Our main baselines are the two semiparametric models that provide both a mechanism to gather query subgraphs for a given query and reason over them to find the answer — GraftNet (Sun et al., 2018), PullNet (Sun et al., 2019a). GraftNet uses personalized page rank to determine which edges are relevant for a particular query and PullNet uses a multi-step retriever that at each step, classifies if an edge is relevant to the current representation of the query. For their reasoning model, both works use a graph convolution model and treat the answer prediction as a node classification task. However unlike us, they do not use query-subgraphs of KNN queries. Followup KBQA works (Saxena et al., 2020; He et al., 2021, inter-alia) use the query-specific graphs provided by GraftNet from their open-source code and do not provide a mechanism to gather query-specific subgraphs. However, for completeness, we report and compare with those methods as well.

Table 2 reports the performance on WebQSP and all three partitions of MetaQA. When compared to GraftNet and PullNet, Cbr-subg performs much better on an average on both the datasets. On the more challenging 3-hop subset of MetaQA, Cbr-subg outperforms PullNet by more than 7 points and GraftNet by more than 15 points. This shows that even though these two models use a GNN for reasoning, using information from subgraphs from similar KNN queries leads to much better performance. On WebQSP, we outperform all models except the recently proposed NSM model (He et al., 2021). But as we noted before, NSM operates on the subgraph created by GraftNet and does not provide any particular mechanism to create its own query-specific subgraph (an important contribution of our model). Moreover NSM is a parametric model and will not have some advantages of nonparametric architectures such as ability to handle new entities and reasoning with more data. Table 3 reports the results on the FreebaseQA dataset, which contains real trivia questions obtained from various trivia competitions. Thus the questions can be challenging in nature. We compare with other KBQA models reported in Han et al. (2020). Most of the models are pipelined KBQA systems that rely on relation extraction to map the query into a KB edge. Cbr-subg outperforms all the models by a large margin. We also report the performance on two models that use large LMs and large-scale pre-training. Cbr-subg, which only operates on the KB has a performance very close to the performance of Entity-as-Experts model (Févry et al., 2020). We leave the integration of large LMs into our parametric reasoning component as future work.

How effective is our adaptive subgraph collection strategy? Table 4 reports few average graph statistics for the query-subgraphs collected by our graph-collection strategy. We also compare to GraftNet’s subgraphs. As can be seen, our adaptive graph collection strategy produces much more compact and smaller graphs while increasing recall of answers. We also consistently find that our graph contains relations which is more relevant to the questions than the subgraph produced by GraftNet (§E). Table 5 reports the performance of Cbr-subg when trained and tested on the subgraph obtained from Graftnet and our adaptive procedure, demonstrating the effectiveness of our adaptive subgraph collection method.
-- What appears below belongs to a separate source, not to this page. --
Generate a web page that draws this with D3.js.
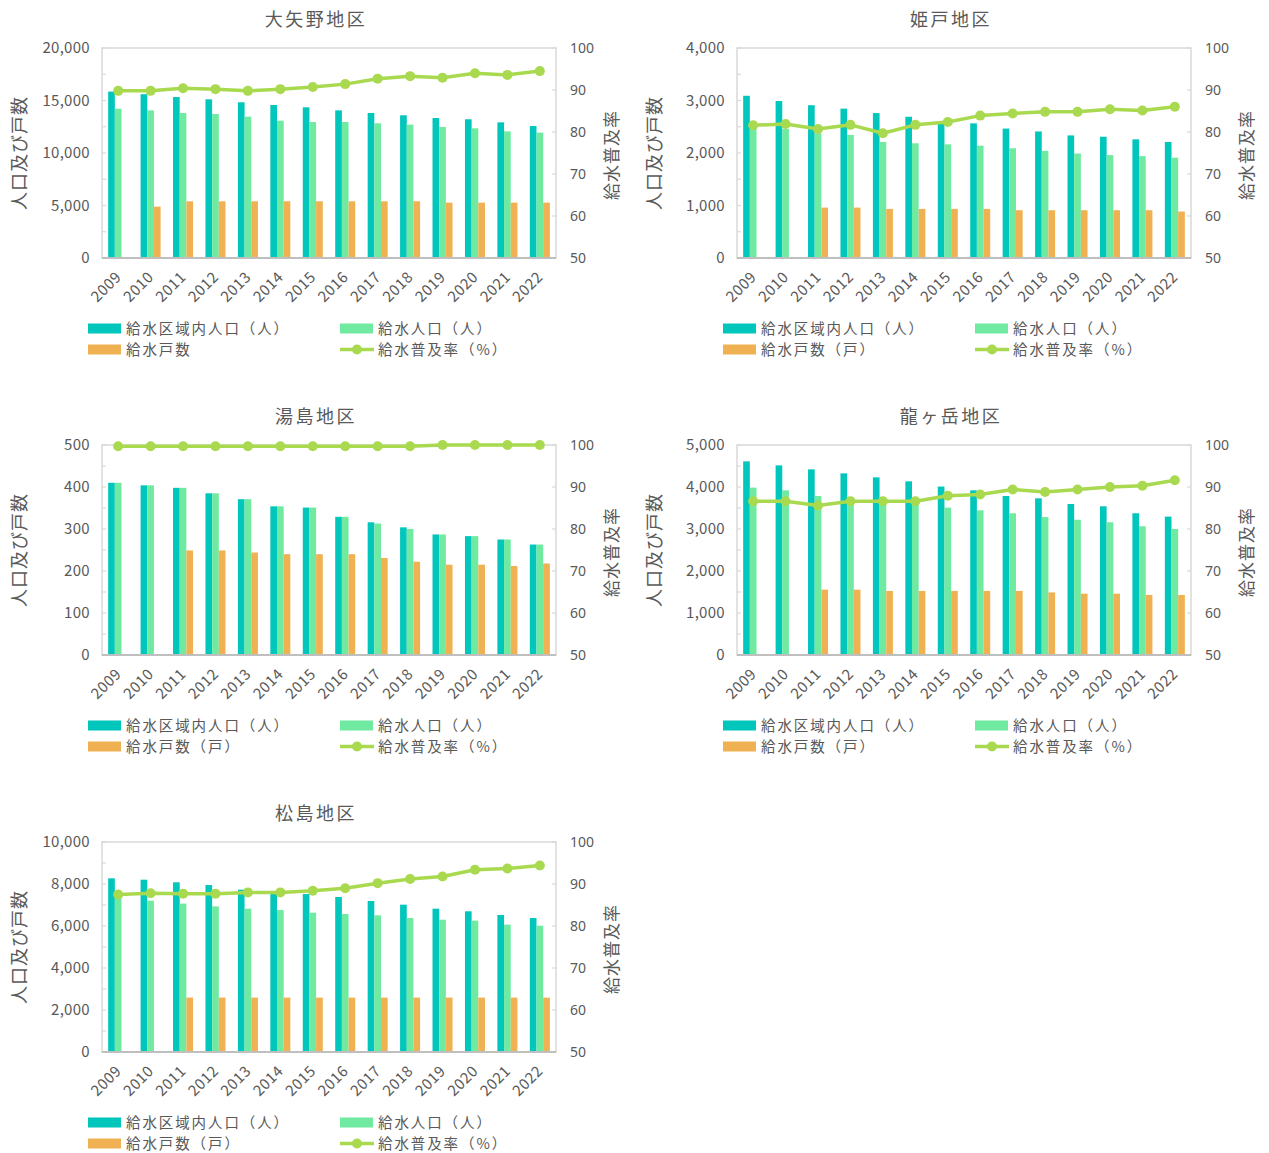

Can Cbr-subg reason with more evidence? A desirable property of nonparametric models is to be able to ‘improve’ its prediction as more evidence is made available. We test Cbr-subg by taking a trained model and issuing it an increasing number of nearest neighbor queries. As we see from Figure 5, the performance of Cbr-subg drastically improves as we increase the number of nearest neighbors from 1 to 7 and then increases at a lower rate and converges at around 10 nearest neighbors. This is because, the model has all the required information it needs from its nearest neighbors. However, in the much smaller WebQSP dataset we observe a different behavior (Table 6). This is because of the limited size of the dataset, irrelevant questions starts appearing in the context as we increase the number of KNNs beyond a certain limit.